Gamified QR Code experiences keep customers engaged while encouraging data sharing.

For example: 

  • Spin-the-wheel or scratch-and-win campaigns that require basic information entry
  • Leaderboard contests that reward repeat scans
  • Collect-to-win scavenger hunts for retail or events

Every game mechanic doubles as a data touchpoint that is fun, voluntary, and value-based.

7. Personalize content delivery in real time

Dynamic QR Codes can adapt the experience based on what’s known about a user or context.

For example:

  • A first-time scanner sees a welcome message and sign-up prompt
  • A returning customer gets a personalized offer or survey

This kind of adaptive flow not only improves engagement but also strengthens the quality and accuracy of the data being collected.

8. Close the loop with CRM and analytics integration

All this collected data is only powerful when it’s unified. 

Integrating QR Code scan data with CRM or analytics tools allows you to:

  • Tag new leads automatically
  • Attribute offline interactions to specific campaigns
  • Identify repeat scanner and segment audiences by behavior

The outcome isn’t just data collection, it’s insight generation tied directly to measurable business outcomes.

As QR Code technology matures, first-party data collection is no longer about volume.
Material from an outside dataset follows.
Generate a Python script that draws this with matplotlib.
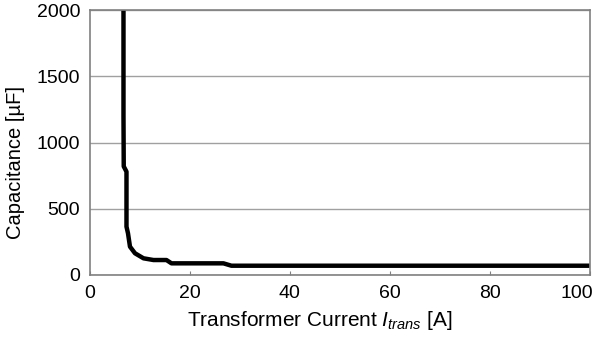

It’s about designing systems where every scan earns consent, every interaction adds context, and every piece of data deepens trust.

The CTA that outlasts campaigns

Most marketing data today is built on borrowed attention—cookies, pixels, and automated clicks that mean little. QR Code data is built on intent, making it more reliable, contextual, and infinitely more valuable.

While others are stuck cleaning up bad data or chasing anonymous traffic, brands using QR Codes already know who’s interested, when they act, and why. That clarity turns engagement into intelligence and interactions into measurable growth.

The brands leading the next decade won’t just collect data, they’ll earn it. And for marketers who understand that difference, QR Codes aren’t just the next big thing. They’re the most trusted source of first-party data you can build on.